** Start of Records to process **
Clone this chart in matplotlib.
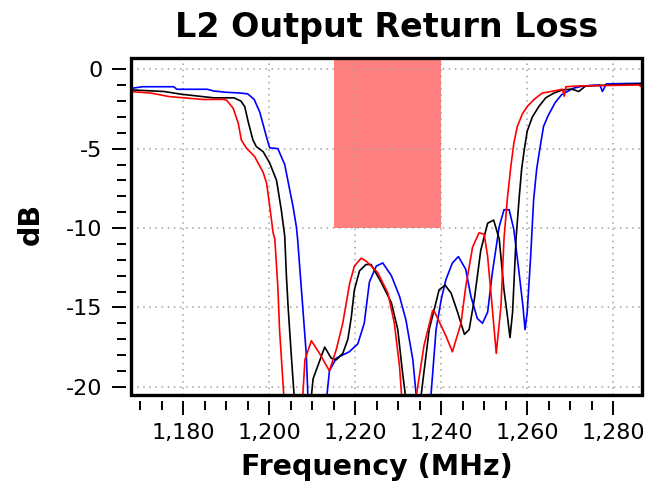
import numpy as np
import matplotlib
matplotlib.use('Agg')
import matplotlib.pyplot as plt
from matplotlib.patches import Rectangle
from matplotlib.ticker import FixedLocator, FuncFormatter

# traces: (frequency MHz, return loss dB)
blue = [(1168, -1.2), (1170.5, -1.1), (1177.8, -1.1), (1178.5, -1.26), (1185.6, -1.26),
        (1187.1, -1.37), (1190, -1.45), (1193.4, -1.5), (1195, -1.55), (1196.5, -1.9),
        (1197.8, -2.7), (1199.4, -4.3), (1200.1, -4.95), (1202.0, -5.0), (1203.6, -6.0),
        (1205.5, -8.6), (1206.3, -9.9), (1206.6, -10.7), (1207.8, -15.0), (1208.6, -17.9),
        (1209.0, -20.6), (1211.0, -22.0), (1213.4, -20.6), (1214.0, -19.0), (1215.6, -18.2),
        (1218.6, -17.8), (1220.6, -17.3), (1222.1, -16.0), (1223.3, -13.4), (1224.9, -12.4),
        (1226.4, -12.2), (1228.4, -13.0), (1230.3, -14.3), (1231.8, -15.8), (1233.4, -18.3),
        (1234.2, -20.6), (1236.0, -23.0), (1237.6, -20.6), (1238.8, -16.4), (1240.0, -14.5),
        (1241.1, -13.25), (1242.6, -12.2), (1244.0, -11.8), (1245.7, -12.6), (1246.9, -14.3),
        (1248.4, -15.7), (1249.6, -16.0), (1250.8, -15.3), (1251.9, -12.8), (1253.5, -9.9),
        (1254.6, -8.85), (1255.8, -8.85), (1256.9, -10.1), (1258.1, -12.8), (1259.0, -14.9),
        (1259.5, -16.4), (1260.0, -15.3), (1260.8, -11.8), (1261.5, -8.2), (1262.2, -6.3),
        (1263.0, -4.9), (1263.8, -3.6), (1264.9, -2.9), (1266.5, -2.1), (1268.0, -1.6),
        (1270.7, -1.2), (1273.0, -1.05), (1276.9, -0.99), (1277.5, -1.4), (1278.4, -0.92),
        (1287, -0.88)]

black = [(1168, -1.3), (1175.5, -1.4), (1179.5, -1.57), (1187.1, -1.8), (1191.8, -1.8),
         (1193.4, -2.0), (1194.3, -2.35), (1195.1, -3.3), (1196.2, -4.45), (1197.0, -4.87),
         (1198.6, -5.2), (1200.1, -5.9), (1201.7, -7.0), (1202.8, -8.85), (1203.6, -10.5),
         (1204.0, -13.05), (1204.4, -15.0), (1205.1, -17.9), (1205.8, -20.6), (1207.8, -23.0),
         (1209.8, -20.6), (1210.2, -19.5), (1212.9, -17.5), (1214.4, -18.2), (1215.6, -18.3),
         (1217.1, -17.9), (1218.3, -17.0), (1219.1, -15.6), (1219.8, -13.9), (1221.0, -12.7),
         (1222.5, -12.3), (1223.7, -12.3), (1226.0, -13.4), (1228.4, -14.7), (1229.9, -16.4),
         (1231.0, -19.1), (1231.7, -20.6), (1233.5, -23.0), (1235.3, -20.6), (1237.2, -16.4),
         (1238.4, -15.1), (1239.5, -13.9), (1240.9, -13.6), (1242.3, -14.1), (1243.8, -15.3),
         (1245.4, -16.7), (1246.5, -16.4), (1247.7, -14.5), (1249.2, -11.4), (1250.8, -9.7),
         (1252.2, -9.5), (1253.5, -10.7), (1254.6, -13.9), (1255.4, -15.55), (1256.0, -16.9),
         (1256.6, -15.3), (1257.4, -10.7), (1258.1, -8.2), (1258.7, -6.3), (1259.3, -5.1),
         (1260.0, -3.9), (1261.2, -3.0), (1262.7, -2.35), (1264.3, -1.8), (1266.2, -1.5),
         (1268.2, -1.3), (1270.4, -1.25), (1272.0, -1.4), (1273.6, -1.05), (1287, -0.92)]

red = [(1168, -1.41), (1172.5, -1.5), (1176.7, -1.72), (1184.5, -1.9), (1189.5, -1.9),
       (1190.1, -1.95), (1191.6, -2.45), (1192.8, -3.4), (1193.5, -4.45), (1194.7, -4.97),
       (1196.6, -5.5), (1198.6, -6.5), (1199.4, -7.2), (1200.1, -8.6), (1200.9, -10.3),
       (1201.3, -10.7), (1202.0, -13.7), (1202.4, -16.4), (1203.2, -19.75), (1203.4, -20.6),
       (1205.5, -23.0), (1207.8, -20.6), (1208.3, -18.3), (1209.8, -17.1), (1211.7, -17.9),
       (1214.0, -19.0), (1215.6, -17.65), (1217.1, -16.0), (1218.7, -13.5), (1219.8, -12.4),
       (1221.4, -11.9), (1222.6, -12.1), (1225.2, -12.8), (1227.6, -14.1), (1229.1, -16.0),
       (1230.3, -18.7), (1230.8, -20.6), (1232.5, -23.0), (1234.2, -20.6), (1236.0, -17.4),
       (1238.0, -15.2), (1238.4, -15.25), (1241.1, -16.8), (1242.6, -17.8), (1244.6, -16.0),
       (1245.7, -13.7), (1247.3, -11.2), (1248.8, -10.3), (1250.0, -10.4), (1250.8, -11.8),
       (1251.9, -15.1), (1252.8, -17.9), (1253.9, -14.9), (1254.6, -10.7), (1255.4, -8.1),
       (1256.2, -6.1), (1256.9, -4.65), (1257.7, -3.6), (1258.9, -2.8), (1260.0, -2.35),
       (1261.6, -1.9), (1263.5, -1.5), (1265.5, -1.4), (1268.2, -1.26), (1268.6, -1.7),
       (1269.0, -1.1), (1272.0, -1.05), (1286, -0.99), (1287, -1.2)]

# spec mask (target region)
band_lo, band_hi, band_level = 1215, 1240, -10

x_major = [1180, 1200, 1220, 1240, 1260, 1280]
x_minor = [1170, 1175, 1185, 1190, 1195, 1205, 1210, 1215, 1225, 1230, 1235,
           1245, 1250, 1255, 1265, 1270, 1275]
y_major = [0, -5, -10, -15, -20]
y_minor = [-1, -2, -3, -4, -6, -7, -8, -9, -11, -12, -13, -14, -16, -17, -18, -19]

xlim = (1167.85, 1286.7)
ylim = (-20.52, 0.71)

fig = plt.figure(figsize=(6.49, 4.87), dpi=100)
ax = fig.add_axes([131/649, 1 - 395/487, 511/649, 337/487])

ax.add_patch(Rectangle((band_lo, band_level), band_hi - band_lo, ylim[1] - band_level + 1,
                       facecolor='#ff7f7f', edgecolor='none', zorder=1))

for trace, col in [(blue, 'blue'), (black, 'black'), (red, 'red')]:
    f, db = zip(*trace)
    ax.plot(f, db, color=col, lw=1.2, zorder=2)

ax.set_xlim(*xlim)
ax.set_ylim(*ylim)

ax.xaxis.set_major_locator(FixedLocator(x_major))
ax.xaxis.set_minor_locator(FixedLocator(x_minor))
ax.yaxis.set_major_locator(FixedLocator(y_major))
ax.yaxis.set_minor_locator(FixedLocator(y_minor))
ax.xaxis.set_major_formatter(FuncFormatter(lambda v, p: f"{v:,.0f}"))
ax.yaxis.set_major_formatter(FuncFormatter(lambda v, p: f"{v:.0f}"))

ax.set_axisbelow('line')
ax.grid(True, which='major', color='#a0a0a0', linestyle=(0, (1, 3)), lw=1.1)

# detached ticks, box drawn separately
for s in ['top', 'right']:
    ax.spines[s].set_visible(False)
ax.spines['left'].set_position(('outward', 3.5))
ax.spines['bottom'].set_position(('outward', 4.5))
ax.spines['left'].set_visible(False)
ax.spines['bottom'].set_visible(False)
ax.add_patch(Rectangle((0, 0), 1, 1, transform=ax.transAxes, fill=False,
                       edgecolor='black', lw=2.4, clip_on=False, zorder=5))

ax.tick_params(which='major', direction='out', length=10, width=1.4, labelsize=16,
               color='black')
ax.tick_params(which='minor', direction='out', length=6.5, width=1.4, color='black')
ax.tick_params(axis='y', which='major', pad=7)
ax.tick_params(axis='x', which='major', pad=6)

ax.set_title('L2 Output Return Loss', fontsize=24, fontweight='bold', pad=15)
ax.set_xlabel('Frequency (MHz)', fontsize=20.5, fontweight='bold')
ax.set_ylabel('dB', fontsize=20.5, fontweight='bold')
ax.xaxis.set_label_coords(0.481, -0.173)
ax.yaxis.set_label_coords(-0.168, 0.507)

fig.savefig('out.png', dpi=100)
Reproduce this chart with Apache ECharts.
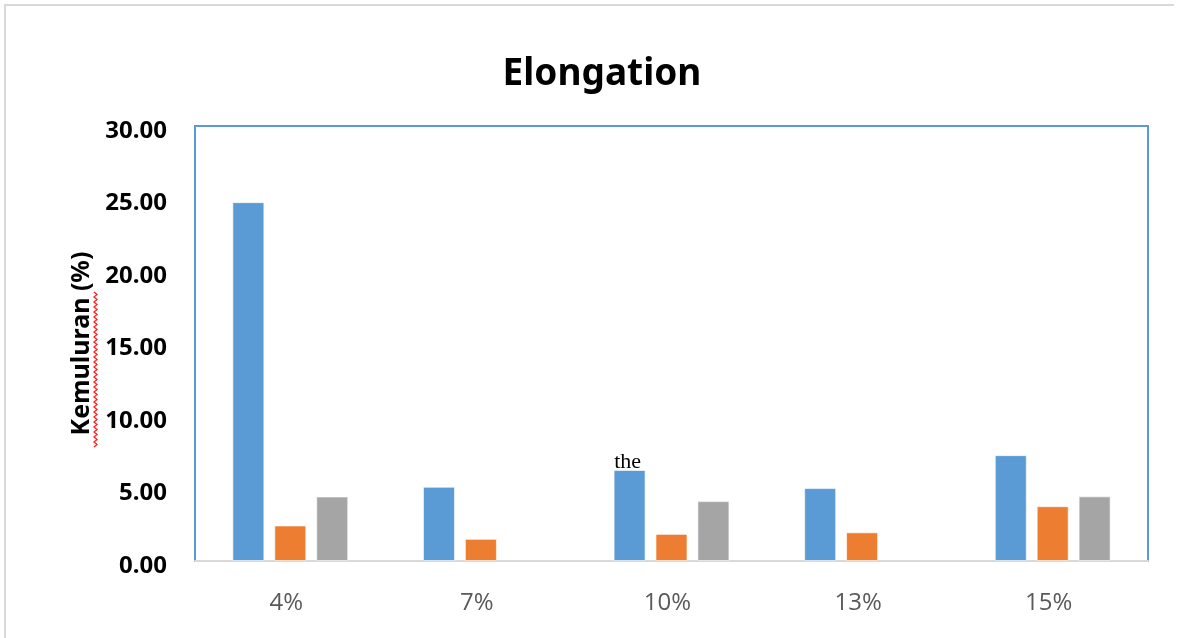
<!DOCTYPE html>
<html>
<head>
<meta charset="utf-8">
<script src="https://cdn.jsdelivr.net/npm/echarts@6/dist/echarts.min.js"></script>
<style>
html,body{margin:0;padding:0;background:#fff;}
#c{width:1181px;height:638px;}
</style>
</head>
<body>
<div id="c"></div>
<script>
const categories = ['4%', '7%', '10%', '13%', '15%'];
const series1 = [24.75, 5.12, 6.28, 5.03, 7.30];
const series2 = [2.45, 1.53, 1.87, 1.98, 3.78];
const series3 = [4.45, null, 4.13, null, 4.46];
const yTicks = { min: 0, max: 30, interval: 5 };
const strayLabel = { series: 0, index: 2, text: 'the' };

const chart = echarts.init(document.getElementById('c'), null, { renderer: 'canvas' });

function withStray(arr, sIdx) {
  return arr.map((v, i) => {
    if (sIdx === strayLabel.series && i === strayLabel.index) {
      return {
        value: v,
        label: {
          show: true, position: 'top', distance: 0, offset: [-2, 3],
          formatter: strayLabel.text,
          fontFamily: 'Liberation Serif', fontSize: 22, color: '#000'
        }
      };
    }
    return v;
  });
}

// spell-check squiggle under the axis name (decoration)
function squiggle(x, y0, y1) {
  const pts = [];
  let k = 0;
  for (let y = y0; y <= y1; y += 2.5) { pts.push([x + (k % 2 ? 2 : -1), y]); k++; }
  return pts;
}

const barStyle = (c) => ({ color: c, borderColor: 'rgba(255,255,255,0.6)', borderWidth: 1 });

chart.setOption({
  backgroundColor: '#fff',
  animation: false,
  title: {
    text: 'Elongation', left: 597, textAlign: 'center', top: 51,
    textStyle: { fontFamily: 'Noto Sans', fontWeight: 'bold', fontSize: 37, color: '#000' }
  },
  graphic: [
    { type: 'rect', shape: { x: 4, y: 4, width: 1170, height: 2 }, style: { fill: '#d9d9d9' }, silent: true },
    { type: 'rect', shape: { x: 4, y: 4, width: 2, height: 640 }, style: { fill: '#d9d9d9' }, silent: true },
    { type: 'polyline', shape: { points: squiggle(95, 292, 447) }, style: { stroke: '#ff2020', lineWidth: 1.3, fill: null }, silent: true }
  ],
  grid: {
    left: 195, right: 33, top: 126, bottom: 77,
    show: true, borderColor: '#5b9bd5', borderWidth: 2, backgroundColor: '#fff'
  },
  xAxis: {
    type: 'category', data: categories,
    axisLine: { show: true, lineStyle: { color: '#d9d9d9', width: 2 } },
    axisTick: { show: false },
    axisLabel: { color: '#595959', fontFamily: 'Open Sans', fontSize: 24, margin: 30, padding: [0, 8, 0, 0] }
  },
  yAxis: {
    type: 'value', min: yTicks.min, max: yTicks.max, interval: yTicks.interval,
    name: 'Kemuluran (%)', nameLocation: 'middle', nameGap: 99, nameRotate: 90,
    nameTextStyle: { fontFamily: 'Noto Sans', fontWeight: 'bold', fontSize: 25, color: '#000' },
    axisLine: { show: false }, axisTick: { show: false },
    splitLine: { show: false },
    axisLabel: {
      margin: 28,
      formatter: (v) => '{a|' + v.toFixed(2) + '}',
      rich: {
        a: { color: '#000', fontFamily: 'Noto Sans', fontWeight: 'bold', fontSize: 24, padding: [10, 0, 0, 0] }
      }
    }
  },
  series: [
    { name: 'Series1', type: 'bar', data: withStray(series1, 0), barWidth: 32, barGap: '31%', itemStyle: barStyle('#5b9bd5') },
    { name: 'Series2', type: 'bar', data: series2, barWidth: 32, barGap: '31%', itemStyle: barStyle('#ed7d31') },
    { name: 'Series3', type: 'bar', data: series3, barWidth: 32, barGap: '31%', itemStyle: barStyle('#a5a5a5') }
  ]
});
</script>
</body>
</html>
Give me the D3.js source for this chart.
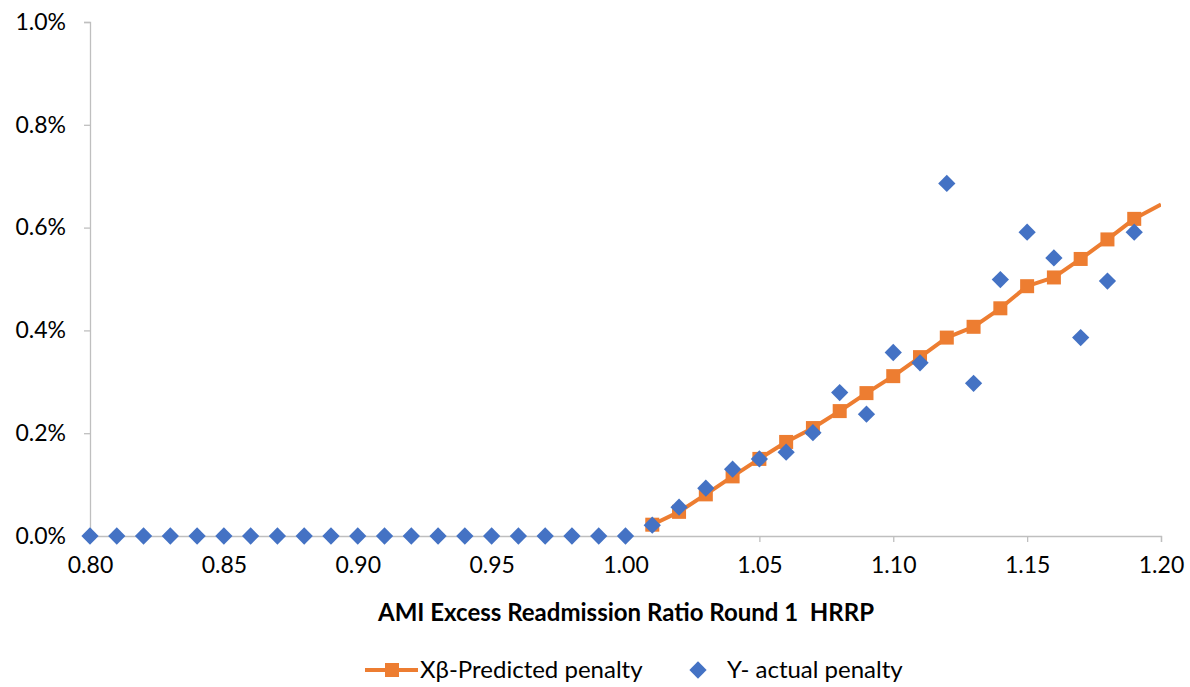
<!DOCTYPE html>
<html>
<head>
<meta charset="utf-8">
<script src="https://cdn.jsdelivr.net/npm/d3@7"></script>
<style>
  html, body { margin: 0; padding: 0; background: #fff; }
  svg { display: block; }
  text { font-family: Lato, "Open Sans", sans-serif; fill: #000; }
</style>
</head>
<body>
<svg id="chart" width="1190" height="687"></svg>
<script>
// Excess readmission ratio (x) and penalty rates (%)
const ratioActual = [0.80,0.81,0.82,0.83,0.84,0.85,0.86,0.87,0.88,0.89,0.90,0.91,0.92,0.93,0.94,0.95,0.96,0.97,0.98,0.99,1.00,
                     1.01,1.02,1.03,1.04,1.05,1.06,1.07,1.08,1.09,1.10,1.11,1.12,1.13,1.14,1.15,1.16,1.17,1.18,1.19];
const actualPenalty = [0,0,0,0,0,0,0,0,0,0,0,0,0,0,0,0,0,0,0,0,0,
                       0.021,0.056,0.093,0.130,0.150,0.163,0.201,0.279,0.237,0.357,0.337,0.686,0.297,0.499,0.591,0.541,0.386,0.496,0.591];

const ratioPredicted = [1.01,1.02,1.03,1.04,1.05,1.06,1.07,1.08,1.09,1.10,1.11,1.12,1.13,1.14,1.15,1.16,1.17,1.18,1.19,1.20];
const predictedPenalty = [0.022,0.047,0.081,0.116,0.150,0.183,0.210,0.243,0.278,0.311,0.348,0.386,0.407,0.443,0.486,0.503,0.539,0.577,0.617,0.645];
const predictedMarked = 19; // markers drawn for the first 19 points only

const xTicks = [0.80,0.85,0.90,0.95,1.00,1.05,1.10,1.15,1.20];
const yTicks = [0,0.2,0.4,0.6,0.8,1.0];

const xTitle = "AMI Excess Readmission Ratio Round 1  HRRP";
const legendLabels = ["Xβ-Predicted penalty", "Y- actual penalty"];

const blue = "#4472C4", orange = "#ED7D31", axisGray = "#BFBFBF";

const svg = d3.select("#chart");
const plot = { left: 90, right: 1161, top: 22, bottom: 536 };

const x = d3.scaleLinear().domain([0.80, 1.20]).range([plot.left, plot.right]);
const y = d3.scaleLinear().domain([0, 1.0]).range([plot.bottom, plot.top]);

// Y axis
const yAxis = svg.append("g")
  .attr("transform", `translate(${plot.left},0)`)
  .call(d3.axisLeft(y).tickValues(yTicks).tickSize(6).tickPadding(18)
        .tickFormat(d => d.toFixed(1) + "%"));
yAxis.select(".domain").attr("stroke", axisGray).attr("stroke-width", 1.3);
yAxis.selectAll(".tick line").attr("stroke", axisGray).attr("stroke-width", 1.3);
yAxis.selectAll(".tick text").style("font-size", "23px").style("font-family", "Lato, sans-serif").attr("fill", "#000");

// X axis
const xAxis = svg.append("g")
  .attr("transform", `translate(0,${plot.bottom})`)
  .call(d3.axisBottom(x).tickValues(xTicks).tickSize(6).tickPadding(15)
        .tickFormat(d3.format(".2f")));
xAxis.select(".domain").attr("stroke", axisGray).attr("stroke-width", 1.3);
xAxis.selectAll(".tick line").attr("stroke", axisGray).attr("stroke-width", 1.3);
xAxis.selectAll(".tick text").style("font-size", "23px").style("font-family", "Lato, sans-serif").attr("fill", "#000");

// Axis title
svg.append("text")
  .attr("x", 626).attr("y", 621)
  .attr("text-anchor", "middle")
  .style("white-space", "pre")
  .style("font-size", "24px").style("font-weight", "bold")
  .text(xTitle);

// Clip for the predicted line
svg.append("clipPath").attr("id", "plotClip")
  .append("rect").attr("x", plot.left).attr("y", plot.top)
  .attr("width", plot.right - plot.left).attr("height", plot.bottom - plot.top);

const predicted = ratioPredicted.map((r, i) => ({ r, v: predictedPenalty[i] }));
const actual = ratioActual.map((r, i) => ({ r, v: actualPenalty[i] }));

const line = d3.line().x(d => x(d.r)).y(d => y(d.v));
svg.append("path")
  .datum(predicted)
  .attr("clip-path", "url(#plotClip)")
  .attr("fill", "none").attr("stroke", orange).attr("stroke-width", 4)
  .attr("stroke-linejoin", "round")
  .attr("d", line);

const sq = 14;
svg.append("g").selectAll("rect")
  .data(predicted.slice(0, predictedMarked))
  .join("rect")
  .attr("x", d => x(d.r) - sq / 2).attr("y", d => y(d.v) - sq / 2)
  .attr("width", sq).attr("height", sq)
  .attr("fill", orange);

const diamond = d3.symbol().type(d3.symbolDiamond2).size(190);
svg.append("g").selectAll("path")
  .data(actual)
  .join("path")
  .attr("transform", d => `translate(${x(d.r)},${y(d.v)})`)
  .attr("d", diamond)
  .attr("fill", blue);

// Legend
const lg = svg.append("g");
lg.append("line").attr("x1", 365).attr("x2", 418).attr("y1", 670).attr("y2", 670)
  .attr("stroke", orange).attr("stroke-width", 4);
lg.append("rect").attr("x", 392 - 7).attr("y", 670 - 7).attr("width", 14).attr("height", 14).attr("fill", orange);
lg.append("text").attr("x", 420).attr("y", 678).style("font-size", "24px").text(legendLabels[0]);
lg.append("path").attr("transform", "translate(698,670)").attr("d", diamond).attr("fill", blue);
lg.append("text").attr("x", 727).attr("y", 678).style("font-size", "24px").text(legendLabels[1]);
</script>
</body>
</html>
** End of Records to process **
__Stated exercise__. Make an exact copy of the lines from the top of the material through the line with "from matplotlib.ticker import", pictures excluded.

__Worked solution__.
Clone this chart in matplotlib.
import numpy as np
import matplotlib
matplotlib.use('Agg')
import matplotlib.pyplot as plt
from matplotlib.patches import Rectangle
from matplotlib.ticker import FixedLocator, FuncFormatter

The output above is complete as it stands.